FOOTNOTES:
[104] Call: Our cause has been endorsed in the platforms of every political party. In order to determine how most expeditiously to press these newly won advantages to final victory this convention is called. Women workers in every rank of life and in every branch of service in increasing numbers are appealing for relief from the political handicap of disfranchisement.... Unmistakably the crisis of our movement has been reached. A significant and startling fact is urging American women to increased activity in their campaign for the vote. Across our borders three large Canadian provinces have granted universal suffrage to their women within the year. In every thinking American woman's mind the question is revolving: Had our forefathers tolerated the oppressions of autocratic George the Third and remained under the British flag would the women of the United States today, like their Canadian sisters, have found their political emancipation under the more democratic George the Fifth? American men are neither lacking in national pride nor approval of democracy and must in support of their convictions hasten the enfranchisement of women. To plan for the final steps which will lead to the inevitable establishment of nation-wide suffrage for the women of our land is the specific purpose of the Atlantic City Convention.
| Anna Howard Shaw, Honorary President. | ||
| Carrie Chapman Catt, President. | ||
| Jennie Bradley Roessing, First Vice-President. | ||
| Katharine Dexter McCormick, Second Vice-President. | ||
| Esther G. Ogden, Third Vice-President. | ||
| Hannah J. Patterson, Corresponding Secretary. | ||
| Mary Foulke Morrison, Recording Secretary. | ||
| Emma Winner Rogers, Treasurer. | ||
| Helen Guthrie Miller, | } | Auditors. |
| Pattie Ruffner Jacobs, | ||
[105] On June 1, a short time before the meeting of Republican and Democratic National Conventions, twenty-nine members of the Lower House of Congress from States where women vote, who wished the conventions to put woman suffrage in their platforms, had a hearing before the House Judiciary Committee. The Representatives, both Democratic and Republican, who made brief arguments for the Federal Amendment were: Ariz., Carl Hayden; Cal., Denver S. Church, Charles H. Randall, William Kettner, John E. Raker; Colo., Benjamin C. Hilliard, Edward Keating, Edward T. Taylor; Ills., James T. McDermott, Adolph J. Sabath, James McAndrews, Frank H. Buchanan, Thomas Gallagher, Clyde H. Tavenner, Claudius U. Stone, Henry T. Rainey, Martin D. Foster, William Elza Williams (a member of the Judiciary Committee); Kans., Joseph Taggart (also a member), Dudley Doolittle, Guy T. Helvering, John R. Connelly, Jouett Shouse, William A. Ayres; Mont., John M. Evans, Tom Stout; Utah, James H. Mays; Wash., C. C. Dill.

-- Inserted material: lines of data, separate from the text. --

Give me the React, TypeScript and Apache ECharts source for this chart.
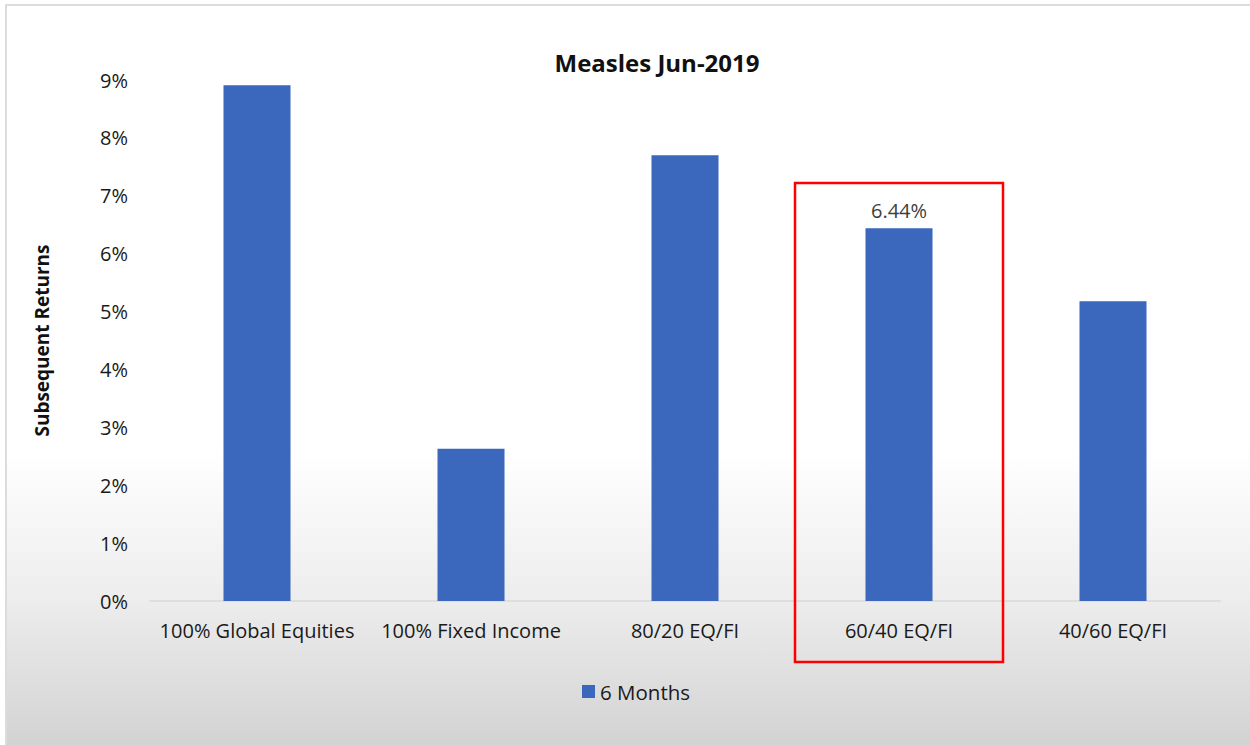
import React, { useEffect, useRef } from "react";
import * as echarts from "echarts";

const categories = ["100% Global Equities", "100% Fixed Income", "80/20 EQ/FI", "60/40 EQ/FI", "40/60 EQ/FI"];
const sixMonths = [8.91, 2.63, 7.7, 6.44, 5.18];
const labelledIndex = 3;
const yTicks = [0, 1, 2, 3, 4, 5, 6, 7, 8, 9];

const FONT = "'Open Sans', 'Noto Sans', sans-serif";

export default function App() {
  const ref = useRef<HTMLDivElement>(null);
  useEffect(() => {
    document.body.style.margin = "0";
    const chart = echarts.init(ref.current!, null, { renderer: "svg" });
    chart.setOption({
      animation: false,
      backgroundColor: "transparent",
      textStyle: { fontFamily: FONT },
      title: {
        text: "Measles Jun-2019",
        left: 652,
        textAlign: "center",
        top: 45,
        textStyle: { fontFamily: FONT, fontSize: 24, fontWeight: "bold", color: "#111" },
      },
      legend: {
        left: 577,
        top: 676,
        icon: "rect",
        itemWidth: 13,
        itemHeight: 13,
        itemGap: 6,
        textStyle: { fontFamily: FONT, fontSize: 20.5, color: "#1a1a1a" },
        data: ["6 Months"],
      },
      grid: { left: 150, right: 30, top: 80, bottom: 144, containLabel: false },
      xAxis: {
        type: "category",
        data: categories,
        axisLine: { lineStyle: { color: "#d9d9d9", width: 1.5 } },
        axisTick: { show: false },
        axisLabel: { interval: 0, fontFamily: FONT, fontSize: 20, color: "#1a1a1a", margin: 19 },
      },
      yAxis: {
        type: "value",
        min: yTicks[0],
        max: yTicks[yTicks.length - 1],
        interval: 1,
        name: "Subsequent Returns",
        nameLocation: "middle",
        nameGap: 99,
        nameTextStyle: { fontFamily: FONT, fontSize: 19, fontWeight: "bold", color: "#111" },
        splitLine: { show: false },
        axisLine: { show: false },
        axisTick: { show: false },
        axisLabel: { formatter: "{value}%", fontFamily: FONT, fontSize: 20, color: "#1a1a1a", margin: 22 },
      },
      series: [
        {
          name: "6 Months",
          type: "bar",
          barWidth: 67,
          itemStyle: { color: "#3b67bd" },
          data: sixMonths.map((v, i) =>
            i === labelledIndex
              ? {
                  value: v,
                  label: {
                    show: true,
                    position: "top",
                    distance: 8,
                    formatter: (p: any) => p.value.toFixed(2) + "%",
                    fontFamily: FONT,
                    fontSize: 20,
                    color: "#404040",
                  },
                }
              : v
          ),
        },
      ],
    });
    const [cx, topY] = chart.convertToPixel({ gridIndex: 0 }, [labelledIndex, 7.22]) as number[];
    const zeroY = (chart.convertToPixel({ gridIndex: 0 }, [labelledIndex, 0]) as number[])[1];
    const w = 208;
    chart.setOption({
      graphic: [
        {
          type: "rect",
          shape: { x: cx - w / 2, y: topY, width: w, height: zeroY + 61 - topY },
          style: { fill: "none", stroke: "#ff0000", lineWidth: 2.5 },
          z: 100,
        },
      ],
    });
    return () => chart.dispose();
  }, []);
  return (
    <div style={{ position: "relative", width: 1250, height: 745, background: "#fff", overflow: "hidden" }}>
      <div
        style={{
          position: "absolute",
          left: 5,
          top: 4,
          right: -2,
          bottom: -2,
          borderTop: "2px solid #dcdcdc",
          borderLeft: "2px solid #dcdcdc",
          background: "linear-gradient(to bottom, #ffffff 0%, #ffffff 60%, #ededed 80%, #d2d2d2 100%)",
        }}
      />
      <div ref={ref} style={{ position: "absolute", left: 0, top: 0, width: 1250, height: 745 }} />
    </div>
  );
}
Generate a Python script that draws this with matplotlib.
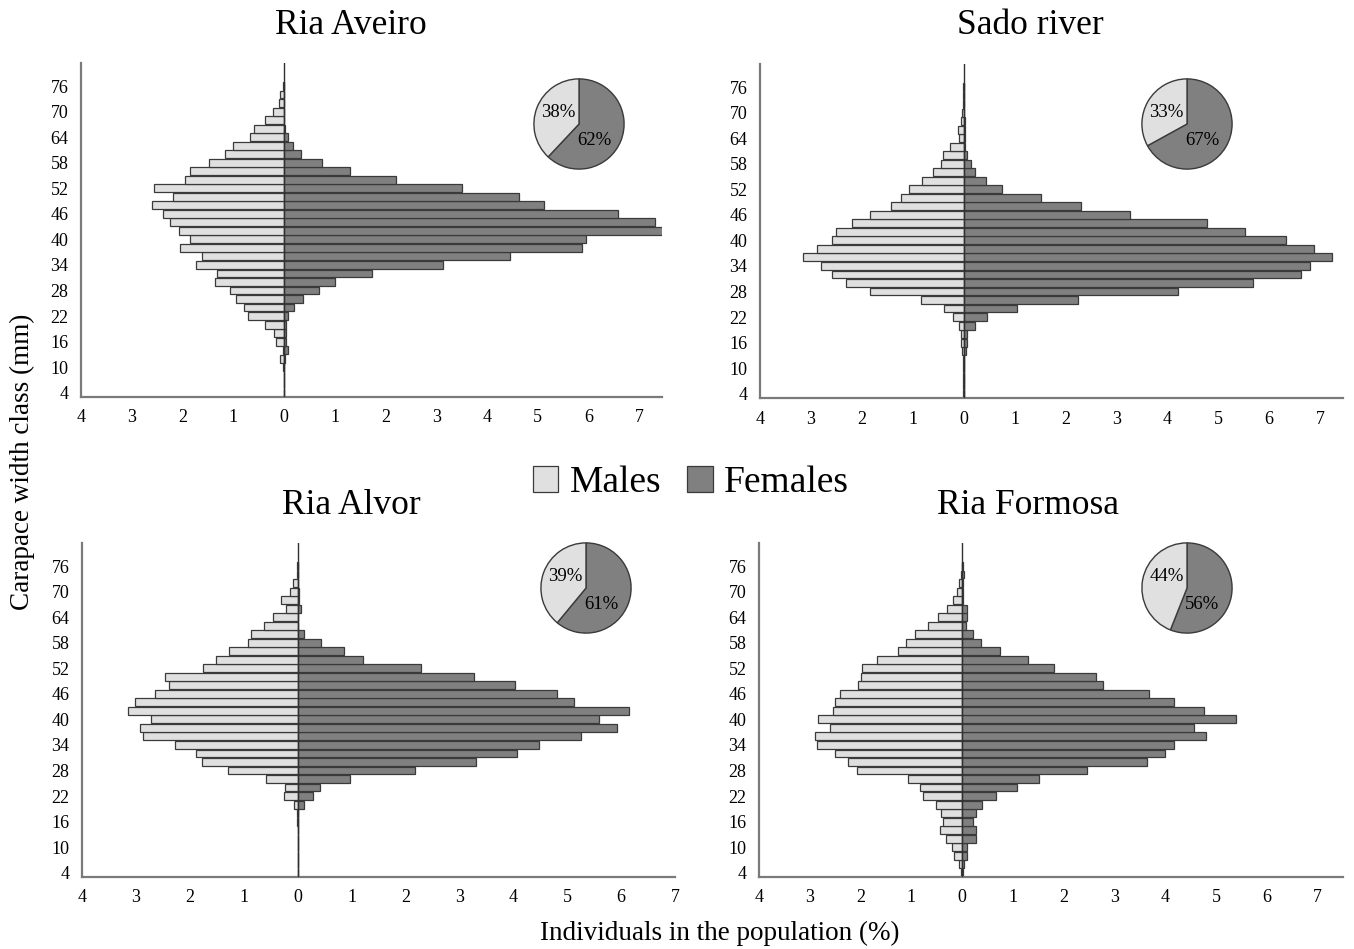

Judge Raker acted as chairman and the remarkably strong presentation called out many questions from the anti-suffrage members of the Judiciary Committee.
[106] Senator Borah told them that the plank the National Suffrage Board had submitted, endorsing a Federal Amendment, was absolutely impossible but one could be obtained declaring for woman suffrage by State action. They accepted it, which was a wise thing to do, as had the Republican platform not favored woman suffrage per se the Democratic platform, adopted the following week, would not have done so.